L'ONU suggère l'adoption d'un «New Deal vert mondial», le président Sarkozy parle d'un «New Deal économique et écologique» et l'économiste Ricardo Petrella propose un «Plan Marshall global et original».

On le voit bien, la crise qui secoue actuellement la planète (économique, financière, alimentaire, énergétique, à vous de choisir...) est différente des précédentes. Pour la première fois, des chefs d'État, des économistes réputés et des organismes de grande crédibilité exigent que l'environnement se retrouve au coeur des solutions que privilégiera la communauté internationale.
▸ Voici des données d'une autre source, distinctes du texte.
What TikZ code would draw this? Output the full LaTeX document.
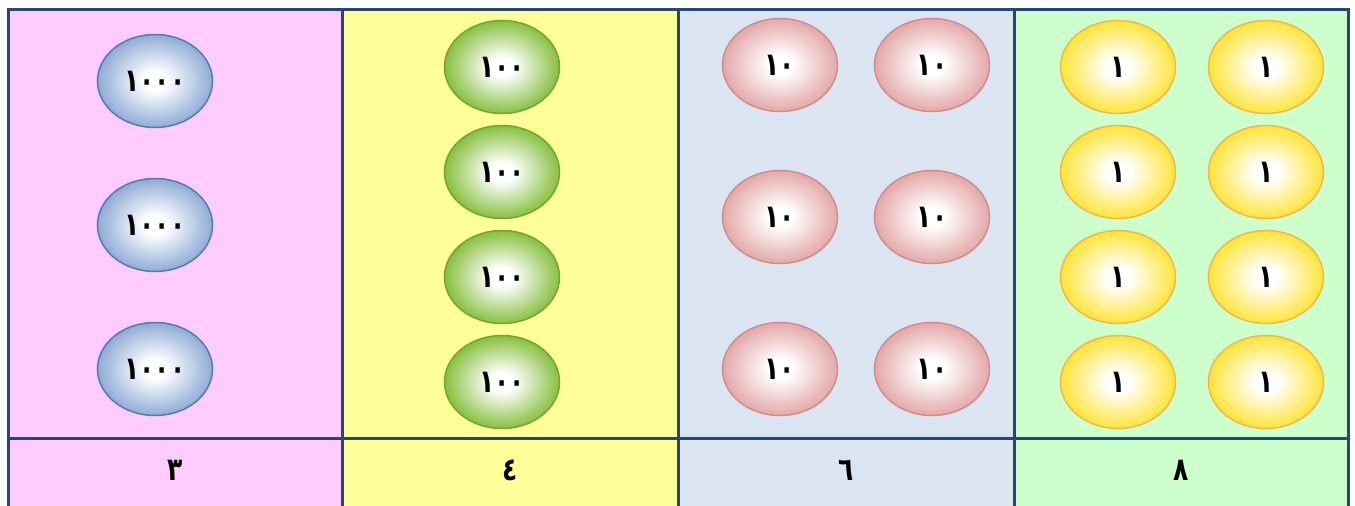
\documentclass[tikz,border=0pt]{standalone}
\usepackage{fontspec}
\usetikzlibrary{shapes.geometric}
\newfontfamily\arabicfont[Script=Arabic,FakeStretch=0.78]{DejaVu Sans}
\definecolor{bgpink}{HTML}{FFCCFF}
\definecolor{bgyellow}{HTML}{FFFF99}
\definecolor{bgblue}{HTML}{DBE5F1}
\definecolor{bggreen}{HTML}{CCFFCC}
\definecolor{gridline}{HTML}{264775}
\definecolor{blueO}{HTML}{8FACD6}
\definecolor{blueB}{HTML}{5479B0}
\definecolor{greenO}{HTML}{88C040}
\definecolor{greenB}{HTML}{72A436}
\definecolor{pinkO}{HTML}{E3A8A8}
\definecolor{pinkB}{HTML}{CF8C8C}
\definecolor{yelO}{HTML}{FFE43A}
\definecolor{yelB}{HTML}{F4B54C}
\pgfdeclareradialshading{coinblue}{\pgfpoint{0bp}{0bp}}{color(0bp)=(white); color(5bp)=(white); color(25bp)=(blueO); color(50bp)=(blueO)}
\pgfdeclareradialshading{coingreen}{\pgfpoint{0bp}{0bp}}{color(0bp)=(white); color(5bp)=(white); color(25bp)=(greenO); color(50bp)=(greenO)}
\pgfdeclareradialshading{coinpink}{\pgfpoint{0bp}{0bp}}{color(0bp)=(white); color(5bp)=(white); color(25bp)=(pinkO); color(50bp)=(pinkO)}
\pgfdeclareradialshading{coinyellow}{\pgfpoint{0bp}{0bp}}{color(0bp)=(white); color(5bp)=(white); color(25bp)=(yelO); color(50bp)=(yelO)}
\tikzset{
  coin/.style={ellipse, minimum width=115pt, minimum height=93pt, line width=1.5pt, inner sep=0pt,
    font=\arabicfont\bfseries\fontsize{32}{32}\selectfont},
  coinA/.style={coin, draw=blueB, shading=coinblue},
  coinB/.style={coin, draw=greenB, shading=coingreen},
  coinC/.style={coin, draw=pinkB, shading=coinpink},
  coinD/.style={coin, draw=yelB, shading=coinyellow},
  grid/.style={draw=gridline, line width=3pt},
  countlabel/.style={font=\arabicfont\bfseries\fontsize{32}{32}\selectfont}
}
\begin{document}
\begin{tikzpicture}[x=1pt,y=-1pt]
\useasboundingbox (0,0) rectangle (1355,506);
\fill[white] (0,0) rectangle (1355,506);
\fill[bgpink] (8,9) rectangle (342,506);
\fill[bgyellow] (342,9) rectangle (678,506);
\fill[bgblue] (678,9) rectangle (1014,506);
\fill[bggreen] (1014,9) rectangle (1348,506);
% grid
\coordinate (tl) at (8,9);
\coordinate (tr) at (1348,9);
\coordinate (bl) at (8,506);
\coordinate (br) at (1348,506);
\coordinate (ml) at (8,438);
\coordinate (mr) at (1348,438);
\coordinate (c1t) at (342,9);
\coordinate (c1b) at (342,506);
\coordinate (c2t) at (678,9);
\coordinate (c2b) at (678,506);
\coordinate (c3t) at (1014,9);
\coordinate (c3b) at (1014,506);
\draw[grid] (bl) -- (tl) -- (tr) -- (br);
\draw[grid] (ml) -- (mr);
\draw[grid] (c1t) -- (c1b);
\draw[grid] (c2t) -- (c2b);
\draw[grid] (c3t) -- (c3b);
% thousands
\node[coinA] (a1) at (155,81) {١٠٠٠};
\node[coinA] (a2) at (155,225) {١٠٠٠};
\node[coinA] (a3) at (155,369) {١٠٠٠};
% hundreds
\node[coinB] (b1) at (502,67) {١٠٠};
\node[coinB] (b2) at (502,172) {١٠٠};
\node[coinB] (b3) at (502,277) {١٠٠};
\node[coinB] (b4) at (502,382) {١٠٠};
% tens
\node[coinC] (c1) at (780,65) {١٠};
\node[coinC] (c2) at (932,65) {١٠};
\node[coinC] (c3) at (780,217) {١٠};
\node[coinC] (c4) at (932,217) {١٠};
\node[coinC] (c5) at (780,369) {١٠};
\node[coinC] (c6) at (932,369) {١٠};
% ones
\node[coinD] (d1) at (1118,67) {١};
\node[coinD] (d2) at (1266,67) {١};
\node[coinD] (d3) at (1118,172) {١};
\node[coinD] (d4) at (1266,172) {١};
\node[coinD] (d5) at (1118,277) {١};
\node[coinD] (d6) at (1266,277) {١};
\node[coinD] (d7) at (1118,382) {١};
\node[coinD] (d8) at (1266,382) {١};
% counts
\node[countlabel] (n1) at (175,470) {٣};
\node[countlabel] (n2) at (510,470) {٤};
\node[countlabel] (n3) at (846,470) {٦};
\node[countlabel] (n4) at (1181,470) {٨};
\end{tikzpicture}
\end{document}
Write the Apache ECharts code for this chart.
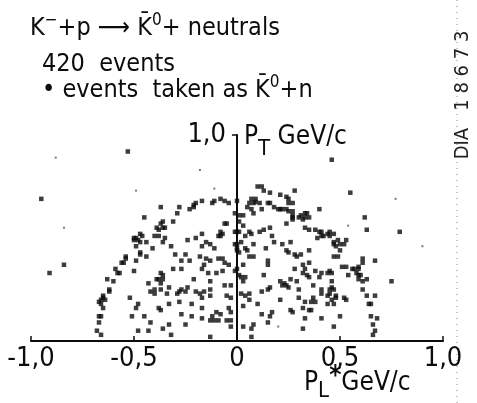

L'expression diffère d'un acteur à l'autre, mais l'idée reste la même: donner au capitalisme un visage plus vert, plus durable, plus moral.

Certes, les diverses crises qui sévissent ne sont pas autant liées au sort de l'environnement, qu'à la spéculation et à l'échec des gouvernements à encadrer les marchés. Mais elles n'en sont pas moins les indices d'un mal profond qui, lui, nous ramène à l'écologie: l'incapacité du système économique à prendre pied dans le XXIe siècle.

De moteur de l'humanité, le marché s'est en effet mué en menace planétaire, en « machine à suicide », pour emprunter l'expression du philosophe Ronald Wright. Rien ni personne n'est à l'abri, pas plus l'environnement que les démunis, les entreprises et les petits épargnants.

La bonne nouvelle, c'est qu'il existe aujourd'hui un consensus sur la nécessité de revoir nos modèles économiques, comme le prouve la tenue prochaine du sommet des pays industrialisés et des grandes économies émergentes, à Washington. Réformer, donc, mais comment?

Voilà où l'idée du «Green New Deal» prend tout son sens. Ses partisans estiment qu'il faut saisir cette rarissime opportunité pour limiter les pertes en capital, certes, mais aussi les pertes en ressources naturelles, en biodiversité.

On propose ainsi l'avènement d'une «économie verte», expression galvaudée qui, il est vrai, avait des accents d'oxymore jusqu'à tout récemment. Mais les temps changent et avec eux, les penseurs, les élus, les entrepreneurs et les investisseurs.

Les voix se font ainsi de plus en plus nombreuses pour exiger un meilleur équilibre entre rentabilité et responsabilité, entre rendement et environnement. Il n'y a qu'à jeter un coup d'oeil au sud de la frontière pour s'en convaincre (et pour comprendre ce qu'est, au juste, une économie verte).

L'auteur à succès Thomas Friedman vient de publier un véritable manifeste pour une économie verte, Hot, Flat, and Crowded. Le baron du pétrole T. Boone Pickens investit massivement dans les énergies renouvelables. Les syndicats et les écolos, réunis au sein de la coalition Blue Green Alliance, exigent des «green jobs». Le candidat présidentiel Barack Obama promet la création de 5 millions d'emplois «col vert». Etc.

«Il y a des moments dans l'histoire, a indiqué cette semaine le ministre de l'Environnement de la Norvège, où il est temps pour une idée de se réaliser, c'est le cas pour l'initiative d'économie verte.»

La table est donc mise. Reste à savoir ce que l'on servira, cependant. Car on voit encore difficilement comment on forcera la communauté internationale à prendre un tel virage. À l'aide d'objectifs obligatoires d'énergies renouvelables? De mesures économiques contraignantes comme la taxe sur le carbone? De vastes bourses climatiques? De cibles ambitieuses enchâssés dans un protocole de Kyoto bis?

À quelque chose, malheur est bon, dit-on. La réponse aux multiples crises nous dira si le dicton, lui, a du bon.